### GIVEN MATERIAL
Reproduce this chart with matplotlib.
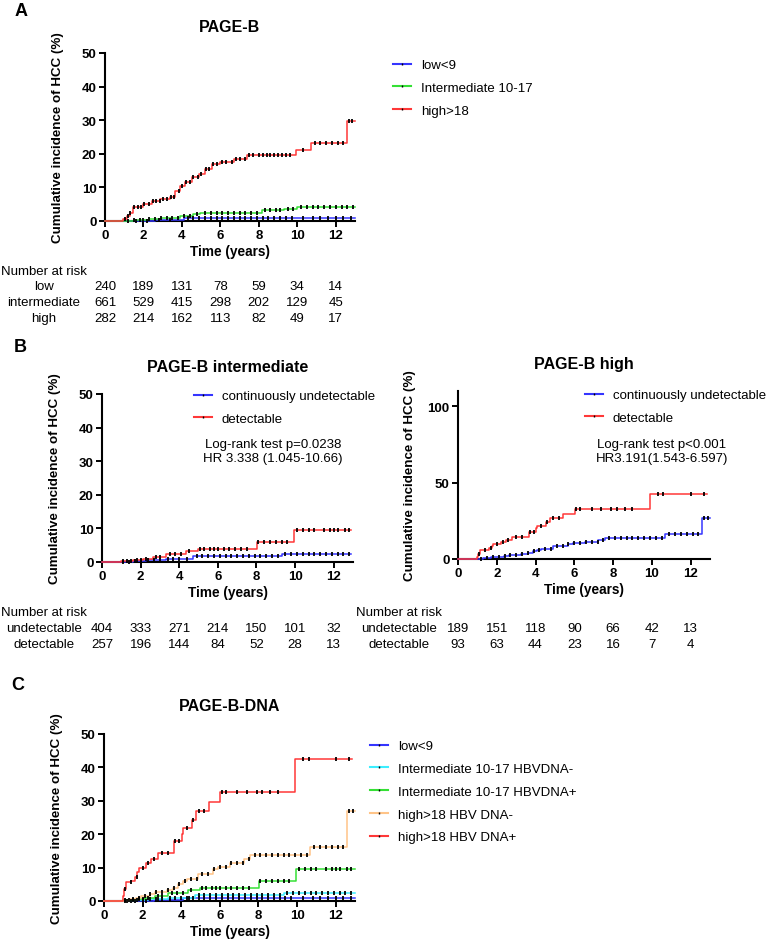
import numpy as np
import matplotlib
matplotlib.use("Agg")
import matplotlib.pyplot as plt
from matplotlib.lines import Line2D
from matplotlib.transforms import blended_transform_factory

plt.rcParams['font.family'] = ['Liberation Sans', 'DejaVu Sans']

# ---- data ----
# panel A: PAGE-B groups (event time, cumulative incidence %)
low_t = [2.6, 4.1]
low_y = [0.3, 0.9]
low_cens = [1.6, 2.2, 2.8, 3.4, 4.3, 4.6, 4.9, 5.2, 5.5, 5.8, 6.1, 6.4, 6.7, 7.0, 7.3, 7.6,
            7.9, 8.2, 8.5, 8.8, 9.1, 9.4, 9.7, 10.3, 10.8, 11.2, 11.6, 12.0, 12.4, 12.8]

int_t = [1.5, 2.3, 2.9, 3.9, 4.6, 4.95, 8.17, 9.3, 10.0]
int_y = [0.3, 0.7, 1.0, 1.5, 2.0, 2.5, 3.2, 3.7, 4.3]
int_cens = [1.2, 1.5, 1.8, 2.0, 2.3, 2.6, 2.9, 3.2, 3.5, 3.8, 4.1, 4.4, 4.8, 5.2, 5.5, 5.8,
            6.1, 6.4, 6.7, 7.0, 7.3, 7.6, 7.9, 8.3, 8.6, 8.9, 9.1, 9.5, 9.8, 10.2, 10.5,
            10.8, 11.1, 11.4, 11.7, 12.0, 12.3, 12.6, 12.9]

high_t = [0.96, 1.13, 1.3, 1.48, 2.0, 2.43, 2.87, 3.39, 3.65, 3.91, 4.17, 4.52, 4.87,
          5.22, 5.57, 6.0, 6.7, 7.39, 9.91, 10.7, 12.6]
high_y = [0.5, 1.5, 2.5, 4.2, 5.0, 6.0, 6.5, 7.0, 9.0, 10.5, 11.6, 13.0, 14.0, 15.4,
          17.0, 17.7, 18.6, 19.6, 21.2, 23.2, 29.9]
high_cens = [1.05, 1.2, 1.3, 1.5, 1.7, 1.85, 2.05, 2.3, 2.5, 2.65, 2.85, 3.0, 3.2, 3.45,
             3.6, 3.85, 4.0, 4.2, 4.4, 4.6, 4.85, 5.0, 5.25, 5.4, 5.6, 5.8, 6.1, 6.3, 6.6,
             6.8, 7.0, 7.3, 7.5, 7.7, 8.0, 8.2, 8.4, 8.6, 8.8, 9.0, 9.2, 9.4, 9.6, 10.3,
             10.9, 11.2, 11.5, 11.8, 12.1, 12.4, 12.7, 12.85]

# panel B left: PAGE-B intermediate by HBV DNA
int_undet_t = [1.6, 2.3, 3.3, 4.7, 9.33]
int_undet_y = [0.3, 0.6, 1.0, 1.8, 2.5]
int_undet_cens = [1.1, 1.4, 1.7, 2.0, 2.4, 2.7, 3.0, 3.4, 3.7, 4.0, 4.4, 4.9, 5.2, 5.5,
                  5.8, 6.1, 6.4, 6.7, 7.0, 7.3, 7.6, 7.9, 8.2, 8.5, 8.8, 9.1, 9.5, 9.8,
                  10.1, 10.4, 10.7, 11.0, 11.3, 11.6, 11.9, 12.2, 12.5, 12.8]
int_det_t = [1.0, 1.6, 2.1, 2.63, 3.32, 4.35, 4.98, 8.04, 9.93]
int_det_y = [0.3, 0.6, 1.0, 1.6, 2.3, 3.2, 4.0, 6.0, 9.5]
int_det_cens = [1.1, 1.3, 1.5, 1.8, 2.0, 2.3, 2.8, 3.0, 3.5, 3.8, 4.1, 4.5, 5.1, 5.3, 5.6,
                5.8, 6.0, 6.3, 6.6, 6.9, 7.2, 7.5, 8.1, 8.4, 8.7, 9.0, 9.3, 9.6, 10.1,
                10.4, 10.7, 11.0, 11.5, 11.8, 12.0, 12.2, 12.6, 12.8]

# panel B right: PAGE-B high by HBV DNA
high_undet_t = [1.3, 1.68, 1.94, 2.37, 2.63, 3.24, 3.59, 3.85, 4.07, 4.28, 4.89, 5.67,
                5.93, 6.53, 7.23, 7.57, 10.69, 12.6]
high_undet_y = [0.5, 1.0, 1.5, 2.2, 2.8, 3.2, 4.0, 5.0, 6.0, 6.7, 8.2, 9.5, 10.3, 11.3,
                12.7, 13.8, 16.3, 26.8]
high_undet_cens = [1.2, 1.5, 1.8, 2.1, 2.4, 2.7, 3.0, 3.3, 3.6, 3.9, 4.2, 4.5, 4.8, 5.1,
                   5.4, 5.7, 6.0, 6.3, 6.6, 6.9, 7.2, 7.5, 7.8, 8.1, 8.4, 8.7, 9.0, 9.3,
                   9.6, 9.9, 10.2, 10.5, 10.9, 11.2, 11.5, 11.8, 12.1, 12.4, 12.7, 12.9]
high_det_t = [0.99, 1.05, 1.13, 1.42, 1.6, 1.73, 1.82, 2.2, 2.46, 2.8, 3.64, 4.02, 4.1,
              4.54, 4.77, 5.42, 6.01, 9.91]
high_det_y = [1.5, 3.5, 5.7, 6.0, 7.3, 8.7, 9.9, 11.3, 12.7, 14.3, 18.0, 20.0, 21.8,
              24.3, 26.8, 29.5, 32.7, 42.5]
high_det_cens = [1.1, 1.4, 1.7, 2.0, 2.3, 2.6, 3.0, 3.3, 3.7, 3.9, 4.3, 4.6, 4.9, 5.2,
                 6.1, 6.3, 6.9, 7.4, 7.9, 8.2, 8.6, 9.0, 10.3, 10.6, 12.0, 12.7]

# number at risk
risk_times = [0, 2, 4, 6, 8, 10, 12]
risk_low = [240, 189, 131, 78, 59, 34, 14]
risk_int = [661, 529, 415, 298, 202, 129, 45]
risk_high = [282, 214, 162, 113, 82, 49, 17]
risk_int_undet = [404, 333, 271, 214, 150, 101, 32]
risk_int_det = [257, 196, 144, 84, 52, 28, 13]
risk_high_undet = [189, 151, 118, 90, 66, 42, 13]
risk_high_det = [93, 63, 44, 23, 16, 7, 4]

BLUE = '#3535ff'
GREEN = '#35e035'
RED = '#ff3838'
CYAN = '#3ceeff'
ORANGE = '#ffc488'

FS = 9.5  # body text size

W, H = 769, 945
fig = plt.figure(figsize=(W / 100, H / 100), dpi=100)


def fx(px):
    return px / W


def fy(py):
    return 1 - py / H


def make_ax(left, right, top, bottom, ymax, yticks):
    ax = fig.add_axes([fx(left), fy(bottom), (right - left) / W, (bottom - top) / H])
    ax.set_xlim(0, 13)
    ax.set_ylim(0, ymax)
    ax.set_xticks(risk_times)
    ax.set_yticks(yticks)
    for s in ['top', 'right']:
        ax.spines[s].set_visible(False)
    for s in ['left', 'bottom']:
        ax.spines[s].set_linewidth(1.5)
    ax.tick_params(direction='out', length=4, width=1.4, labelsize=FS, pad=2)
    for lab in ax.get_xticklabels() + ax.get_yticklabels():
        lab.set_fontweight('bold')
    ax.set_xlabel('Time (years)', fontsize=9.8, fontweight='bold', labelpad=2)
    ax.set_ylabel('Cumulative incidence of HCC (%)', fontsize=9.6, fontweight='bold')
    ax.yaxis.set_label_coords(-0.165, 0.5)
    return ax


def km(ax, t, y, end, cens, color):
    tt = [0] + t + [end]
    yy = [0] + y + [y[-1]]
    ax.step(tt, yy, where='post', color=color, lw=1.1, zorder=3, clip_on=False)
    idx = np.searchsorted(t, cens, side='right')
    cy = np.array([0] + y)[idx]
    ax.plot(cens, cy, ls='none', marker='|', ms=2.2, mew=1.3, color='k', zorder=4,
            clip_on=False)


def legend(ax, colors, labels, x, top):
    handles = [Line2D([], [], color=c, lw=1.5, marker='|', ms=2, mew=1, mec='k')
               for c in colors]
    ax.legend(handles, labels, loc='upper left', bbox_to_anchor=(fx(x), fy(top)),
              bbox_transform=fig.transFigure, frameon=False, borderpad=0,
              borderaxespad=0, handlelength=1.36, handletextpad=0.76,
              labelspacing=0.8, fontsize=FS, numpoints=1)


def risk_table(ax, rows, names, label_x, ys):
    trans = blended_transform_factory(ax.transData, fig.transFigure)
    fig.text(fx(label_x), fy(ys[0]), 'Number at risk', ha='center', va='center',
             fontsize=FS)
    for vals, name, py in zip(rows, names, ys[1:]):
        fig.text(fx(label_x), fy(py), name, ha='center', va='center', fontsize=FS)
        for t, v in zip(risk_times, vals):
            ax.text(t, fy(py), str(v), transform=trans, ha='center', va='center',
                    fontsize=FS)


def title(ax, text, y_px):
    ax.text(0.5, fy(y_px), text, transform=blended_transform_factory(ax.transAxes, fig.transFigure),
            ha='center', va='center', fontsize=11.5, fontweight='bold')


# ---- panel A ----
axA = make_ax(105, 355, 54, 222, 50, [0, 10, 20, 30, 40, 50])
km(axA, low_t, low_y, 13.0, low_cens, BLUE)
km(axA, int_t, int_y, 13.0, int_cens, GREEN)
km(axA, high_t, high_y, 13.0, high_cens, RED)
title(axA, 'PAGE-B', 28)
legend(axA, [BLUE, GREEN, RED], ['low<9', 'Intermediate 10-17', 'high>18'], 393, 60)
risk_table(axA, [risk_low, risk_int, risk_high], ['low', 'intermediate', 'high'], 44,
           [272, 287, 303, 319])
fig.text(fx(21), fy(11), 'A', ha='center', va='center', fontsize=13, fontweight='bold')

# ---- panel B left ----
axB1 = make_ax(102, 353, 395, 563, 50, [0, 10, 20, 30, 40, 50])
km(axB1, int_undet_t, int_undet_y, 12.9, int_undet_cens, BLUE)
km(axB1, int_det_t, int_det_y, 12.9, int_det_cens, RED)
title(axB1, 'PAGE-B intermediate', 368)
legend(axB1, [BLUE, RED], ['continuously undetectable', 'detectable'], 194, 391)
fig.text(fx(273), fy(445), 'Log-rank test p=0.0238', ha='center', va='center', fontsize=FS)
fig.text(fx(273), fy(459), 'HR 3.338 (1.045-10.66)', ha='center', va='center', fontsize=FS)
risk_table(axB1, [risk_int_undet, risk_int_det], ['undetectable', 'detectable'], 44,
           [613, 629, 645])
fig.text(fx(20), fy(347), 'B', ha='center', va='center', fontsize=13, fontweight='bold')

# ---- panel B right ----
axB2 = make_ax(458, 710, 392, 560, 110, [0, 50, 100])
km(axB2, high_undet_t, high_undet_y, 13.0, high_undet_cens, BLUE)
km(axB2, high_det_t, high_det_y, 12.87, high_det_cens, RED)
title(axB2, 'PAGE-B high', 365)
legend(axB2, [BLUE, RED], ['continuously undetectable', 'detectable'], 585, 390)
fig.text(fx(662), fy(445), 'Log-rank test p<0.001', ha='center', va='center', fontsize=FS)
fig.text(fx(662), fy(459), 'HR3.191(1.543-6.597)', ha='center', va='center', fontsize=FS)
risk_table(axB2, [risk_high_undet, risk_high_det], ['undetectable', 'detectable'], 399,
           [613, 629, 645])

# ---- panel C ----
axC = make_ax(104, 355, 735, 902, 50, [0, 10, 20, 30, 40, 50])
km(axC, low_t, low_y, 13.0, low_cens, BLUE)
km(axC, int_undet_t, int_undet_y, 13.0, int_undet_cens, CYAN)
km(axC, int_det_t, int_det_y, 13.0, int_det_cens, GREEN)
km(axC, high_undet_t, high_undet_y, 13.0, high_undet_cens, ORANGE)
km(axC, high_det_t, high_det_y, 12.86, high_det_cens, RED)
title(axC, 'PAGE-B-DNA', 707)
legend(axC, [BLUE, CYAN, GREEN, ORANGE, RED],
       ['low<9', 'Intermediate 10-17 HBVDNA-', 'Intermediate 10-17 HBVDNA+',
        'high>18 HBV DNA-', 'high>18 HBV DNA+'], 370, 741)
fig.text(fx(18), fy(685), 'C', ha='center', va='center', fontsize=13, fontweight='bold')

fig.savefig('out.png', dpi=100)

### PROBLEM REQUIREMENTS
Leave out the pictures and repeat exactly the lines from the start of the material through the line that contains "plt.rcParams['font.family'] = ['Liberation", both included.

### TASK RESPONSE
Reproduce this chart with matplotlib.
import numpy as np
import matplotlib
matplotlib.use("Agg")
import matplotlib.pyplot as plt
from matplotlib.lines import Line2D
from matplotlib.transforms import blended_transform_factory

plt.rcParams['font.family'] = ['Liberation Sans', 'DejaVu Sans']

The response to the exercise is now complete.